Chegamos à conclusão de que o ContentID é um sistema imperfeito. Regravar uma música sem autorização pode até ser ilegal, mas parte do conteúdo de um tutorial ou da análise de um jogo (que são constantemente marcadas pelo ContentID) é propriedade intelectual do criador do vídeo. Nesses tutoriais — muitos dos quais são mais longos do que a música em questão — o guitarrista te ensina a posicionar seus dedos nas cordas, a dar um toque mais pessoal à música ou até mesmo dicas básicas sobre como tocar certos acordes ou trechos da música.
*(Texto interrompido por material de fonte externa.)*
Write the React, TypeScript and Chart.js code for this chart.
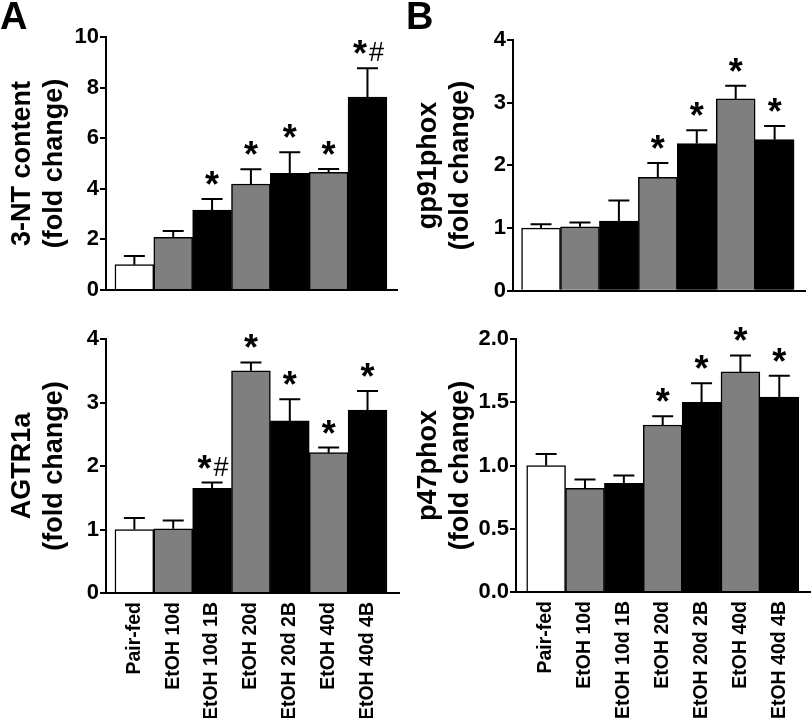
import React, { useEffect, useRef } from 'react';
import { Chart, registerables } from 'chart.js';

Chart.register(...registerables);

const FONT = '"Liberation Sans", Arial, Helvetica, sans-serif';

// ---- data ----
const categories = ['Pair-fed', 'EtOH 10d', 'EtOH 10d 1B', 'EtOH 20d', 'EtOH 20d 2B', 'EtOH 40d', 'EtOH 40d 4B'];

const ntMeans = [1.0, 2.08, 3.16, 4.19, 4.61, 4.65, 7.63];
const ntErr = [0.34, 0.25, 0.44, 0.58, 0.83, 0.13, 1.13];
const ntSig = ['', '', '*', '*', '*', '*', '*#'];
const ntTicks = { max: 10, step: 2 };

const gp91Means = [1.0, 1.02, 1.11, 1.81, 2.35, 3.06, 2.41];
const gp91Err = [0.06, 0.07, 0.33, 0.23, 0.21, 0.21, 0.22];
const gp91Sig = ['', '', '', '*', '*', '*', '*'];
const gp91Ticks = { max: 4, step: 1 };

const agtrMeans = [1.0, 1.01, 1.65, 3.5, 2.71, 2.21, 2.88];
const agtrErr = [0.18, 0.13, 0.09, 0.13, 0.34, 0.08, 0.3];
const agtrSig = ['', '', '*#', '*', '*', '*', '*'];
const agtrTicks = { max: 4, step: 1 };

const p47Means = [1.0, 0.82, 0.86, 1.32, 1.5, 1.74, 1.54];
const p47Err = [0.09, 0.07, 0.06, 0.07, 0.15, 0.13, 0.17];
const p47Sig = ['', '', '', '*', '*', '*', '*'];
const p47Ticks = { max: 2, step: 0.5 };

// ---- styles ----
const barColors = ['#ffffff', '#7f7f7f', '#000000', '#7f7f7f', '#000000', '#7f7f7f', '#000000'];

type Spec = {
  left: number; top: number; w: number; h: number;
  padTop: number; padRight: number;
  yWidth: number; xHeight: number;
  xMin: number; xMax: number;
  title: string[];
  means: number[]; errs: number[]; sig: string[];
  ticks: { max: number; step: number };
  decimals: number;
  showX: boolean;
};

const panels: Spec[] = [
  { left: 0, top: 0, w: 406, h: 305, padTop: 37, padRight: 9, yWidth: 106, xHeight: 15, xMin: -0.73, xMax: 6.76,
    title: ['3-NT content', '(fold change)'], means: ntMeans, errs: ntErr, sig: ntSig, ticks: ntTicks, decimals: 0, showX: false },
  { left: 406, top: 0, w: 406, h: 305, padTop: 40, padRight: 7, yWidth: 107, xHeight: 12, xMin: -0.72, xMax: 6.78,
    title: ['gp91phox', '(fold change)'], means: gp91Means, errs: gp91Err, sig: gp91Sig, ticks: gp91Ticks, decimals: 0, showX: false },
  { left: 0, top: 305, w: 406, h: 413, padTop: 34, padRight: 7, yWidth: 106, xHeight: 125, xMin: -0.73, xMax: 6.81,
    title: ['AGTR1a', '(fold change)'], means: agtrMeans, errs: agtrErr, sig: agtrSig, ticks: agtrTicks, decimals: 0, showX: true },
  { left: 406, top: 305, w: 406, h: 413, padTop: 34, padRight: 2, yWidth: 110, xHeight: 126, xMin: -0.775, xMax: 6.79,
    title: ['p47phox', '(fold change)'], means: p47Means, errs: p47Err, sig: p47Sig, ticks: p47Ticks, decimals: 1, showX: true },
];

function makeErrPlugin(errs: number[], sig: string[]) {
  return {
    id: 'semBars',
    afterDatasetsDraw(chart: any) {
      const meta = chart.getDatasetMeta(0);
      const yScale = chart.scales.y;
      const ctx = chart.ctx as CanvasRenderingContext2D;
      const data = chart.data.datasets[0].data as { x: number; y: number }[];
      ctx.save();
      ctx.strokeStyle = '#000';
      ctx.lineWidth = 2;
      meta.data.forEach((el: any, i: number) => {
        const p = el.getProps(['x', 'y', 'width'], true);
        const top = yScale.getPixelForValue(data[i].y + errs[i]);
        const cap = p.width * 0.27;
        ctx.beginPath();
        ctx.moveTo(p.x, p.y);
        ctx.lineTo(p.x, top);
        ctx.moveTo(p.x - cap, top);
        ctx.lineTo(p.x + cap, top);
        ctx.stroke();
        const s = sig[i];
        if (s) {
          ctx.fillStyle = '#000';
          ctx.textBaseline = 'alphabetic';
          ctx.textAlign = 'left';
          const starFont = `bold 36px ${FONT}`;
          const hashFont = `normal 27px ${FONT}`;
          ctx.font = starFont;
          const sw = ctx.measureText('*').width;
          let hw = 0;
          const gap = 2;
          if (s.includes('#')) {
            ctx.font = hashFont;
            hw = ctx.measureText('#').width + gap;
          }
          const total = sw + hw;
          const x0 = p.x - total / 2 + (hw ? 1 : 0);
          ctx.font = starFont;
          ctx.fillText('*', x0, top - 2);
          if (hw) {
            ctx.font = hashFont;
            ctx.fillText('#', x0 + sw + gap, top - 7);
          }
        }
      });
      ctx.restore();
    },
  };
}

function Panel({ spec }: { spec: Spec }) {
  const ref = useRef<HTMLCanvasElement>(null);
  useEffect(() => {
    const canvas = ref.current!;
    const chart = new Chart(canvas, {
      type: 'bar',
      data: {
        datasets: [
          {
            data: spec.means.map((v, i) => ({ x: i, y: v })),
            backgroundColor: barColors,
            borderColor: '#000',
            borderWidth: 1.5,
            barPercentage: 1,
            categoryPercentage: 1,
          },
        ],
      },
      options: {
        animation: false,
        responsive: false,
        events: [],
        layout: { padding: { top: spec.padTop, right: spec.padRight, left: 0, bottom: 0 } },
        plugins: { legend: { display: false }, tooltip: { enabled: false } },
        scales: {
          x: {
            type: 'linear',
            offset: false,
            min: spec.xMin,
            max: spec.xMax,
            grid: { display: false, drawTicks: false, offset: false },
            border: { display: true, color: '#000', width: 2 },
            ticks: {
              display: spec.showX,
              stepSize: 1,
              includeBounds: false,
              autoSkip: false,
              maxRotation: 90,
              minRotation: 90,
              padding: 9,
              color: '#000',
              font: { family: FONT, size: 19.5, weight: 'bold' },
              callback: (v: any) => {
                const n = Number(v);
                return Number.isInteger(n) && n >= 0 && n < categories.length ? categories[n] : '';
              },
            },
            afterFit: (s: any) => { s.height = spec.xHeight; },
          },
          y: {
            type: 'linear',
            min: 0,
            max: spec.ticks.max,
            grid: { drawOnChartArea: false, drawTicks: true, tickLength: 6, color: '#000', lineWidth: 2 },
            border: { display: true, color: '#000', width: 2 },
            ticks: {
              stepSize: spec.ticks.step,
              padding: 1,
              color: '#000',
              font: { family: FONT, size: 22, weight: 'bold' },
              callback: (v: any) => Number(v).toFixed(spec.decimals),
            },
            title: {
              display: true,
              text: spec.title,
              color: '#000',
              font: { family: FONT, size: 27, weight: 'bold', lineHeight: 1.18 },
              padding: { top: 7, bottom: 0 },
            },
            afterFit: (s: any) => { s.width = spec.yWidth; },
          },
        },
      },
      plugins: [makeErrPlugin(spec.errs, spec.sig)],
    } as any);
    return () => chart.destroy();
  }, [spec]);
  return (
    <canvas
      ref={ref}
      width={spec.w}
      height={spec.h}
      style={{ position: 'absolute', left: spec.left, top: spec.top, width: spec.w, height: spec.h }}
    />
  );
}

export default function App() {
  const letterStyle: React.CSSProperties = {
    position: 'absolute',
    fontFamily: FONT,
    fontWeight: 'bold',
    fontSize: 38,
    lineHeight: '38px',
    color: '#000',
  };
  return (
    <div style={{ position: 'absolute', left: 0, top: 0, width: 812, height: 718, background: '#fff', overflow: 'hidden' }}>
      {panels.map((p, i) => (
        <Panel key={i} spec={p} />
      ))}
      <div style={{ ...letterStyle, left: 0, top: -3 }}>A</div>
      <div style={{ ...letterStyle, left: 406, top: -3 }}>B</div>
    </div>
  );
}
Rivers Cuomo não está criando tutoriais de suas músicas— seus fãs estão. Gravar um tutorial de uma música e regravar a própria música são coisas diferentes. Um tutorial atende a um público específico; em outras palavras, ele é um produto completamente diferente de uma gravação. Com o ContentId, o YouTube permite que artistas lucrem em cima de algo que não é deles, um problema muito presente na discussão sobre pirataria.

Quando percebi que o vídeo havia sido silenciado, perguntei ao homem da imagem acima se ele sabia o que havia acontecido (não falei que havia mandado um email para o YouTube, já que eles ainda não haviam me respondido).

"Não sei o que aconteceu, só sei que o vídeo foi silenciado por causa de 'quebra de direitos autorais'", disse. "Mas eu preenchi um recurso e o áudio voltou! Problema resolvido. EDUCAÇÃO E ROCK PARA TODO MUNDO!"

Ele não estava ciente das implicações legais por trás daquilo. E por que ele estaria? Afinal, nada disso faz sentido.